‘Errant fact finding’

In Htun there was a distinction drawn between failure to consider an integer of a claim and ‘errant fact finding’.

What ‘errant fact finding’ is was described in SZRHL (2013) 136 ALD 641; [2013] FCA 1093:

[23] In the case mentioned in the passage cited from SZQRW, MZXSA v Minister for Immigration and Citizenship (2010) 117 ALD 441 ; [2010] FCAFC 123, the Full Court observed that (at [83]):

[83] A distinction is to be drawn between the failure to deal with a claim (a constructive failure to exercise jurisdiction) and what has been described as errant fact-finding: HTUN v Minister for Immigration and Multicultural Affairs (2001) 194 ALR 244 ; [2001] FCA 1802 at [42] per Allsop J; cited with approval by the Full Court in NABE v Minister for Immigration and Multicultural and Indigenous Affairs (No 2) (2004) 144 FCR 1 ; 219 ALR 27 ; [2004] FCAFC 263 where the Full Court discussed extensively errors of fact and jurisdictional error in the Tribunal. In Minister for Immigration and Citizenship v SZNPG (2010) 115 ALD 303 ; [2010] FCAFC 51 at [28] North and Lander JJ observed that an error of fact based on a misunderstanding of evidence in considering an applicant’s claims is not jurisdictional error so long as the error does not mean that the Tribunal has not considered those claims.

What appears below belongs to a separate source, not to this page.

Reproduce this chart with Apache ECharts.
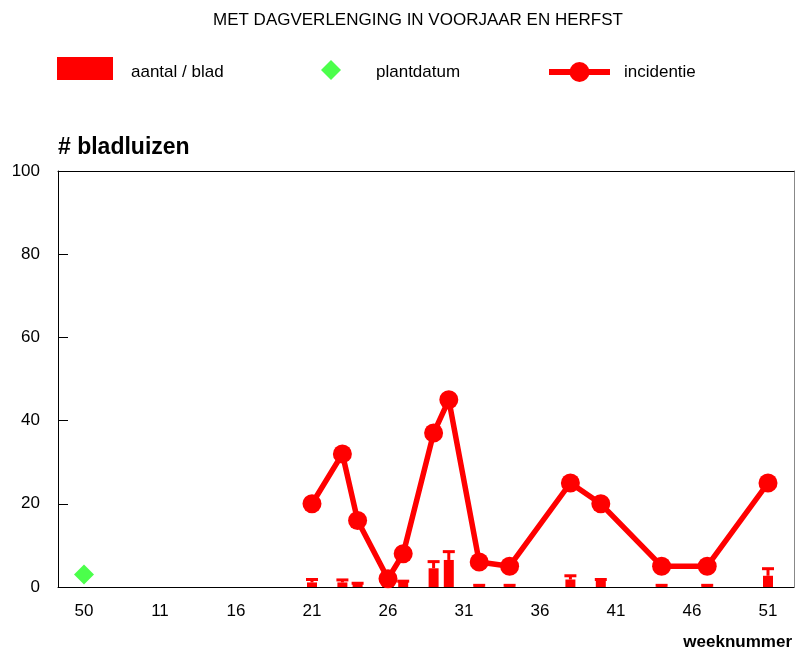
<!DOCTYPE html>
<html>
<head>
<meta charset="utf-8">
<script src="https://cdn.jsdelivr.net/npm/echarts@6/dist/echarts.min.js"></script>
<style>
  html, body { margin: 0; padding: 0; background: #fff; }
  #chart { width: 795px; height: 650px; }
</style>
</head>
<body>
<div id="chart"></div>
<script>
// week slots on the x axis: planting week 50, then weeks 7..51
const weekSlots = [50, 7, 8, 9, 10, 11, 12, 13, 14, 15, 16, 17, 18, 19, 20, 21, 22, 23, 24, 25,
  26, 27, 28, 29, 30, 31, 32, 33, 34, 35, 36, 37, 38, 39, 40, 41, 42, 43, 44, 45, 46, 47, 48, 49, 50, 51];
const tickWeeks = [50, 11, 16, 21, 26, 31, 36, 41, 46, 51];

// measurements
const weeks = [21, 23, 24, 26, 27, 29, 30, 32, 34, 38, 40, 44, 47, 51];
const incidentie = [20, 32, 16, 2, 8, 37, 45, 6, 5, 25, 20, 5, 5, 25];
const aantalPerBlad = [1.1, 1.1, 0.8, 0.3, 1.2, 4.5, 6.5, 0.3, 0.3, 1.8, 1.6, 0.3, 0.3, 2.7];
const foutBoven = [1.8, 1.7, 0.9, 0.4, 1.4, 6.1, 8.5, 0.4, 0.4, 2.7, 1.8, 0.4, 0.4, 4.4];
const plantWeek = 50;
const plantWaarde = 3;

// slot index of a week; the planting week (previous year) is slot 0
function pos(week, plant) {
  return plant ? weekSlots.indexOf(week) : weekSlots.lastIndexOf(week);
}

const chart = echarts.init(document.getElementById("chart"));

// legend label pushed a little below the icon centre
const legendText = (left, down) => ({
  fontSize: 17,
  color: "#000",
  padding: [0, 0, 0, left],
  rich: { t: { fontSize: 17, color: "#000", padding: [down, 0, 0, 0] } }
});

const option = {
  animation: false,
  textStyle: { fontFamily: "Liberation Sans, Arial, sans-serif" },
  title: {
    text: "MET DAGVERLENGING IN VOORJAAR EN HERFST",
    left: 213,
    top: 12,
    padding: 0,
    textStyle: { fontSize: 17, fontWeight: "normal", color: "#000" }
  },
  legend: [
    {
      data: [{ name: "aantal / blad", icon: "rect" }],
      left: 57, top: 57, padding: 0, itemWidth: 56, itemHeight: 23,
      formatter: "{t|{name}}",
      textStyle: legendText(13, 7)
    },
    {
      data: ["plantdatum"],
      left: 321, top: 60, padding: 0, itemWidth: 20, itemHeight: 20,
      formatter: "{t|{name}}",
      textStyle: legendText(30, 5)
    },
    {
      data: ["incidentie"],
      left: 546, top: 62, padding: 0, itemWidth: 61, itemHeight: 25,
      lineStyle: { width: 6 },
      textStyle: { fontSize: 17, color: "#000", padding: [4, 0, 0, 9] }
    }
  ],
  grid: { left: 58, right: 1, top: 171, bottom: 63, outerBoundsMode: "none" },
  xAxis: [
    {
      type: "value",
      min: -1.71,
      max: 46.71,
      name: "weeknummer",
      nameLocation: "end",
      nameGap: 0,
      nameTextStyle: {
        fontSize: 17, fontWeight: "bold", color: "#000",
        align: "right", verticalAlign: "top", padding: [47, 2, 0, 0]
      },
      axisLine: { show: true, onZero: false, lineStyle: { color: "#000", width: 1 } },
      axisTick: { show: false },
      splitLine: { show: false },
      axisLabel: {
        customValues: tickWeeks.map((w, i) => pos(w, i === 0)),
        formatter: v => String(weekSlots[Math.round(v)]),
        fontSize: 17, color: "#000", margin: 16
      }
    },
    {
      type: "value",
      position: "top",
      min: -1.71,
      max: 46.71,
      axisLine: { show: true, onZero: false, lineStyle: { color: "#000", width: 1 } },
      axisTick: { show: false },
      axisLabel: { show: false },
      splitLine: { show: false }
    }
  ],
  yAxis: [
    {
      type: "value",
      min: 0,
      max: 100,
      interval: 20,
      name: "# bladluizen",
      nameLocation: "end",
      nameGap: 23,
      nameTextStyle: {
        fontSize: 23, fontWeight: "bold", color: "#000", align: "left", verticalAlign: "middle"
      },
      axisLine: { show: true, onZero: false, lineStyle: { color: "#000", width: 1 } },
      axisTick: { show: true, inside: true, length: 10, lineStyle: { color: "#000" } },
      splitLine: { show: false },
      axisLabel: { fontSize: 17, color: "#000", margin: 18 }
    },
    {
      type: "value",
      position: "right",
      min: 0,
      max: 100,
      axisLine: { show: true, onZero: false, lineStyle: { color: "#888", width: 1 } },
      axisTick: { show: false },
      axisLabel: { show: false },
      splitLine: { show: false }
    }
  ],
  series: [
    {
      name: "aantal / blad",
      type: "bar",
      barWidth: 10,
      itemStyle: { color: "#ff0000" },
      data: weeks.map((w, i) => [pos(w), aantalPerBlad[i]]),
      z: 2
    },
    {
      name: "aantal / blad",
      type: "custom",
      data: weeks.map((w, i) => [pos(w), aantalPerBlad[i], foutBoven[i]]),
      renderItem: function(params, api) {
        const low = api.coord([api.value(0), api.value(1)]);
        const high = api.coord([api.value(0), api.value(2)]);
        const style = { stroke: "#ff0000", lineWidth: 3 };
        return {
          type: "group",
          children: [
            { type: "line", shape: { x1: low[0], y1: low[1], x2: high[0], y2: high[1] }, style: style },
            { type: "line", shape: { x1: high[0] - 6, y1: high[1], x2: high[0] + 6, y2: high[1] }, style: style }
          ]
        };
      },
      z: 3
    },
    {
      name: "plantdatum",
      type: "scatter",
      symbol: "diamond",
      symbolSize: 20,
      itemStyle: { color: "#1eff1e" },
      data: [[pos(plantWeek, true), plantWaarde]],
      z: 4
    },
    {
      name: "incidentie",
      type: "line",
      symbol: "circle",
      symbolSize: 19,
      lineStyle: { color: "#ff0000", width: 5.5 },
      itemStyle: { color: "#ff0000" },
      data: weeks.map((w, i) => [pos(w), incidentie[i]]),
      z: 5
    }
  ]
};

chart.setOption(option);
</script>
</body>
</html>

[24] That there is a difference between a failure to deal with the claim as made for a protection visa and dealing with a claim as made but making a wrong finding of fact in the course of so doing may be accepted. The boundaries of that difference may be elusive where the fact concerned is an integral part of the claim as made. Further, as Dranichnikov v Minister for Immigration and Multicultural Affairs (2003) 197 ALR 389 ; 73 ALD 321 ; 77 ALJR 1088 ; [2003] HCA 26 (Dranichnikov) illustrates, exactly what constitutes the nature and scope of the claim as made for a protection visa may itself be a subject upon which reasonable minds might reasonably differ. That is an ever present risk in cases of this kind where so often the protection visa application will be authored on behalf of, if not by, a person whose first language is one other than English.

[25] Yet further, a conclusion that the claim as made has been dealt with and that the error is to be regarded as “errant fact finding” does not, in itself, mean that there can be no jurisdictional error. The end result of that errant fact-finding may yet be that the tribunal has conducted its “core function” of review in a way that is unreasonable in the sense described by Gageler J in Li (at [105]):

[105] “It is, of course, true that, as a measure in fact of time, space, quantity and conduct, reasonableness is a concept deeply rooted in the common law: and so, in such cases, is the power of a court to say whether a particular decision of that fact is or is not within the bounds of reason.” Review by a court of the reasonableness of a decision made by another repository of power “is concerned mostly with the existence of justification, transparency and intelligibility within the decision-making process” but also with “whether the decision falls within a range of possible, acceptable outcomes which are defensible in respect of the facts and law”.

[26] Correctly apprehending the claim as made for a protection visa but determining that claim in a way that is so unreasonable that no reasonable person could so have dealt with it is just as much a failure to exercise a review jurisdiction according to law as not dealing with the claim as made. Even where an administrator has provided reasons which disclose an “evident and intelligible justification” (compare Liat [76] per Hayne, Kiefel and Bell JJ) for a decision those reasons may be intelligible only in the sense of making evident an illogical or irrational process of reasoning to an ultimate conclusion of fact.